STORED DATA:
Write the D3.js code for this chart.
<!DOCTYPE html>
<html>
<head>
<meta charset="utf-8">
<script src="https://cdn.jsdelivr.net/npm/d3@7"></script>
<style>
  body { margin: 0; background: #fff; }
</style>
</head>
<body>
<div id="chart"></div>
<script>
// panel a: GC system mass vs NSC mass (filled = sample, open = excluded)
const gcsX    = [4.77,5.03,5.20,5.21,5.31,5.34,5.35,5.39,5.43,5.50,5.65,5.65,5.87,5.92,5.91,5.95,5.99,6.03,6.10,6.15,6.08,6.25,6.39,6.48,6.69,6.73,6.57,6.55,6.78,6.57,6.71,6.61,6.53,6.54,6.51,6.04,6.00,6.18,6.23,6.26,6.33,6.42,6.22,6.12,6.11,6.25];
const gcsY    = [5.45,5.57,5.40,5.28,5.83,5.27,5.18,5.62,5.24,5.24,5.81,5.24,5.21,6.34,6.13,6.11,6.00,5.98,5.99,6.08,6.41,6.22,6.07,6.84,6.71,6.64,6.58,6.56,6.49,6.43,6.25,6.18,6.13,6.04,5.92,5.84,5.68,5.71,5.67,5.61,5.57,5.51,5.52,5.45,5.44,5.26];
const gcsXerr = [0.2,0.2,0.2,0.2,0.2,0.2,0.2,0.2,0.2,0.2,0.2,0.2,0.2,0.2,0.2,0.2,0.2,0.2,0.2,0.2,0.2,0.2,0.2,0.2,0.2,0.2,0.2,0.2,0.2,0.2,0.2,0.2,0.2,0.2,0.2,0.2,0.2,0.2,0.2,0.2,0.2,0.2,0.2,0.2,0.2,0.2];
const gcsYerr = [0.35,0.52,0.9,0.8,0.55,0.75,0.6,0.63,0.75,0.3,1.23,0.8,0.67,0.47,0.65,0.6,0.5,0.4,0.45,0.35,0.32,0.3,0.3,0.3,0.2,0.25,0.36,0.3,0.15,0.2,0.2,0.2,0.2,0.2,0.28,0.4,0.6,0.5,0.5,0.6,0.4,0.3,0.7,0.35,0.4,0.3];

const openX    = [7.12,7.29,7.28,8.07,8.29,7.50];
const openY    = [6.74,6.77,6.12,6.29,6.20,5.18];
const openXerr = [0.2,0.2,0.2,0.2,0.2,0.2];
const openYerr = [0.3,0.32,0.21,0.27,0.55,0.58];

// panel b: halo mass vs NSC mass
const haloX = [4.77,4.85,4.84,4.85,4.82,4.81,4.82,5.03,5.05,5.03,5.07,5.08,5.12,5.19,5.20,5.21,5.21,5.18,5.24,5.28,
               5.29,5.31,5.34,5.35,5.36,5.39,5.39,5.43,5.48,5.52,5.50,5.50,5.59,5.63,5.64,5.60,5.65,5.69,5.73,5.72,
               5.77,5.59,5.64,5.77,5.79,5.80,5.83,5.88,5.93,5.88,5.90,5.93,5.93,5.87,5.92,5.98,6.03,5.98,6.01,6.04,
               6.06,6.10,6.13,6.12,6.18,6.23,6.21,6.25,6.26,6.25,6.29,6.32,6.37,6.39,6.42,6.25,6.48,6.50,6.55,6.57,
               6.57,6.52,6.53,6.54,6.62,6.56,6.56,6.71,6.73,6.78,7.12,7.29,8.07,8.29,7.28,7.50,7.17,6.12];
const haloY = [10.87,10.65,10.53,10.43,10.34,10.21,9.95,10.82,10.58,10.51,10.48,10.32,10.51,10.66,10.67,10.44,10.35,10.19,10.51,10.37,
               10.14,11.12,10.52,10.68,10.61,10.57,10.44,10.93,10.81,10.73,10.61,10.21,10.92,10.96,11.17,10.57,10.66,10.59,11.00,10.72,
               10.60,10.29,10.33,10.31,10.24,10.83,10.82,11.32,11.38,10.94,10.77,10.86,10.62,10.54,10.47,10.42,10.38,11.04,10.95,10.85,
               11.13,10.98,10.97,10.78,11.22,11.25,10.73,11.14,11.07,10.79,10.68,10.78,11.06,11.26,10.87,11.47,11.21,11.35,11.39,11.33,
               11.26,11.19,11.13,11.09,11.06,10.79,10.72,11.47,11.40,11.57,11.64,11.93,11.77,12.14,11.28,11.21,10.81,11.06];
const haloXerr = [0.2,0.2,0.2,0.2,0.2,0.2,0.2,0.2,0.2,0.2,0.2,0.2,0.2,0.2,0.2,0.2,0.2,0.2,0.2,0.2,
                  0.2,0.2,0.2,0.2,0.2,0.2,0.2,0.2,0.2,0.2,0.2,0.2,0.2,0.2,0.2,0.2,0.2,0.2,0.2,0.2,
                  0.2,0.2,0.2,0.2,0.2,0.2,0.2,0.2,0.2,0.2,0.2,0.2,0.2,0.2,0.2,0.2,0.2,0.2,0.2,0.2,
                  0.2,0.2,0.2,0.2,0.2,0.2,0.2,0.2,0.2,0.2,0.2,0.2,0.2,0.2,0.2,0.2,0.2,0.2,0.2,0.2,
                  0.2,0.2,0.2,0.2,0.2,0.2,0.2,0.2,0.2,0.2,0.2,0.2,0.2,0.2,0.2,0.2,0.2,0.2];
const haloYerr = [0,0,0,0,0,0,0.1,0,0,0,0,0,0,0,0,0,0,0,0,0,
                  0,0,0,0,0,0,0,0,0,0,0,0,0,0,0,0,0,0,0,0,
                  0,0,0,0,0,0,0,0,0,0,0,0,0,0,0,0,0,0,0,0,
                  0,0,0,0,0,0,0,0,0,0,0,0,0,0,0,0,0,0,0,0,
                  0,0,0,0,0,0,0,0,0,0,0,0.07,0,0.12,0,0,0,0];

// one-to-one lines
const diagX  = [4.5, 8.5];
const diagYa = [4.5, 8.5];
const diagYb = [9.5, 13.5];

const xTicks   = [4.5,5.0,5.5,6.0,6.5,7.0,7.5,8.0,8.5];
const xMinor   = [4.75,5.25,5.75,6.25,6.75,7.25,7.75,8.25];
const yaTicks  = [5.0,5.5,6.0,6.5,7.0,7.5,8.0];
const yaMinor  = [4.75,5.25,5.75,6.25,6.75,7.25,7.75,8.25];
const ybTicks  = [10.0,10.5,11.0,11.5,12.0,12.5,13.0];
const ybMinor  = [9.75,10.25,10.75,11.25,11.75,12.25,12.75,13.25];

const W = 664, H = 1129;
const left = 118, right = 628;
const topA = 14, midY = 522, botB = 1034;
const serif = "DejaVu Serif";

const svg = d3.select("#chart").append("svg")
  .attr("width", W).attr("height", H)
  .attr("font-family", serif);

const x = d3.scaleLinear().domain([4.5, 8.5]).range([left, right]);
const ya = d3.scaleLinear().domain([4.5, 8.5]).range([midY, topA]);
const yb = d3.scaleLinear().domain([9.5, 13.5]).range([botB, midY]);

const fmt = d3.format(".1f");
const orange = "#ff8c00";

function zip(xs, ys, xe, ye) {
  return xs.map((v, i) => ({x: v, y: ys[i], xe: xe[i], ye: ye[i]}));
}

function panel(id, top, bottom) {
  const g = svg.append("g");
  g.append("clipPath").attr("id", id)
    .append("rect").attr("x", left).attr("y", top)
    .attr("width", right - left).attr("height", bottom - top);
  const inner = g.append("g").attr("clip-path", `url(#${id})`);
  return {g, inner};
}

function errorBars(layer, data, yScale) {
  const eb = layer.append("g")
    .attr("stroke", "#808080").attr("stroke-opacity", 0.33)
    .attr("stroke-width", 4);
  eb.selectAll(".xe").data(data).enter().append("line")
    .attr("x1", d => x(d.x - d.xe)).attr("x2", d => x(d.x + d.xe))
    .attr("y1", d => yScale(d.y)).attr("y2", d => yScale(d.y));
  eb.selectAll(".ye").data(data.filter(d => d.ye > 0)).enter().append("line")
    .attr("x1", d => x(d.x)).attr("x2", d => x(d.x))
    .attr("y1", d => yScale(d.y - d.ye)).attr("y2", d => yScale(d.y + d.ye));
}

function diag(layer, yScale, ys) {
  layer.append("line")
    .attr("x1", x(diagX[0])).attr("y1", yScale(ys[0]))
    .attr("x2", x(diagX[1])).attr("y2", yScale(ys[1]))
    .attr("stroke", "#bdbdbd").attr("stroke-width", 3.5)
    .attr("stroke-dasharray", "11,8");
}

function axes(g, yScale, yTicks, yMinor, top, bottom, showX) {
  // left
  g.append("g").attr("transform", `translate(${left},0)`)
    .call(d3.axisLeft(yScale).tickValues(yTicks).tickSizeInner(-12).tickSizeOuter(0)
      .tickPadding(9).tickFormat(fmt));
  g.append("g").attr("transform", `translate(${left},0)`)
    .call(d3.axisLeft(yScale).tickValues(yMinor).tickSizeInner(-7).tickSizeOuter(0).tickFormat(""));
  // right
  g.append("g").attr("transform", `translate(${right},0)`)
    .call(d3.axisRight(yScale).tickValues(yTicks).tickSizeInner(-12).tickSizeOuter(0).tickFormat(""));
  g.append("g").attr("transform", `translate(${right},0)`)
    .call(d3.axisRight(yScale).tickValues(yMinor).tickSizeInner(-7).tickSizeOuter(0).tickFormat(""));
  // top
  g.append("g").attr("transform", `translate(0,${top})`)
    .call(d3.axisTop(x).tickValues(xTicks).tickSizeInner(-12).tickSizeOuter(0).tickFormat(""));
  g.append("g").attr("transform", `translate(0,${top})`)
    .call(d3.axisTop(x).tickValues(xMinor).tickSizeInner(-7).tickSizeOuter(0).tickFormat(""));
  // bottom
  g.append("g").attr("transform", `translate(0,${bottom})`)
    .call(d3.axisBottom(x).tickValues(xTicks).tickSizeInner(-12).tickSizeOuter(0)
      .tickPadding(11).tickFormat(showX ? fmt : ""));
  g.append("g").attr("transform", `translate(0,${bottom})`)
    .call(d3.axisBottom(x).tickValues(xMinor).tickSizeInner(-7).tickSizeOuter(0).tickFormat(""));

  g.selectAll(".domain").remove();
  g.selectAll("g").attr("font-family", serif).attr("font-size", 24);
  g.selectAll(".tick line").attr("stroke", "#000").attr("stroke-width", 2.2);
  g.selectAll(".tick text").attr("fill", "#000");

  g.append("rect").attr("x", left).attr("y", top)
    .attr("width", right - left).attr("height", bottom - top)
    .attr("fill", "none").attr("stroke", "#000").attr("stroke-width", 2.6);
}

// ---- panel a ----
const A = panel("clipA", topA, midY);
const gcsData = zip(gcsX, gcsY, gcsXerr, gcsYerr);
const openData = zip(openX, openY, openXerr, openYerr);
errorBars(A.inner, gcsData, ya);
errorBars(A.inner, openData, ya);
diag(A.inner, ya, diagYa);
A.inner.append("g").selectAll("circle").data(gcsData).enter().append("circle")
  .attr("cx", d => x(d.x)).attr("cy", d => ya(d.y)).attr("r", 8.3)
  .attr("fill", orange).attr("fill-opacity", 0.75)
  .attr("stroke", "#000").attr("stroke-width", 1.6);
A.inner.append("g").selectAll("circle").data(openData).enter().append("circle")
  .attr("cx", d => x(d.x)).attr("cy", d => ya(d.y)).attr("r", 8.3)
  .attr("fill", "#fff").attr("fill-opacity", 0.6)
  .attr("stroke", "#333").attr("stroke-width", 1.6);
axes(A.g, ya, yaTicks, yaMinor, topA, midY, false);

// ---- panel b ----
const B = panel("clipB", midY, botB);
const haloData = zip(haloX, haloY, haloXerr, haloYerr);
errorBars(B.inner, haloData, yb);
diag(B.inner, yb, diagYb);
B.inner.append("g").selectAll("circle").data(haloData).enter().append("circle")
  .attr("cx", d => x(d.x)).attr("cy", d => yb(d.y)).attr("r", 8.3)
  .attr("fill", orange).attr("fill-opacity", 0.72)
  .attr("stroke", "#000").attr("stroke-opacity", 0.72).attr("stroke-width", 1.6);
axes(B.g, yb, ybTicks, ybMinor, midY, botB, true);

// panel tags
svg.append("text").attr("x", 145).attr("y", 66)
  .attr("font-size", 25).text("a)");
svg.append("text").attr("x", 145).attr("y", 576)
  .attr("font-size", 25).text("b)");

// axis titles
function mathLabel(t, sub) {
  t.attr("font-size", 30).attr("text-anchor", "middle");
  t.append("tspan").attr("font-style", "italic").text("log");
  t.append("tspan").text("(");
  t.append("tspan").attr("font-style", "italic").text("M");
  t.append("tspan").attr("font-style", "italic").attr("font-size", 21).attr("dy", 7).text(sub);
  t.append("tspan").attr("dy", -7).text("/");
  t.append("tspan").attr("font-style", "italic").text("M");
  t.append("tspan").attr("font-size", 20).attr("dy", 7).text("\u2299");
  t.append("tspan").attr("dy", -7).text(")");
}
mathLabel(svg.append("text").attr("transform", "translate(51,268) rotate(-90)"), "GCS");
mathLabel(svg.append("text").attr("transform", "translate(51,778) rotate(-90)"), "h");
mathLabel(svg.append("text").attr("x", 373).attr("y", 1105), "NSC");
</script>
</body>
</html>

STATED EXERCISE:
Where a line above includes "chart", copy that line.

TASK RESPONSE:
Write the D3.js code for this chart.
<div id="chart"></div>
const svg = d3.select("#chart").append("svg")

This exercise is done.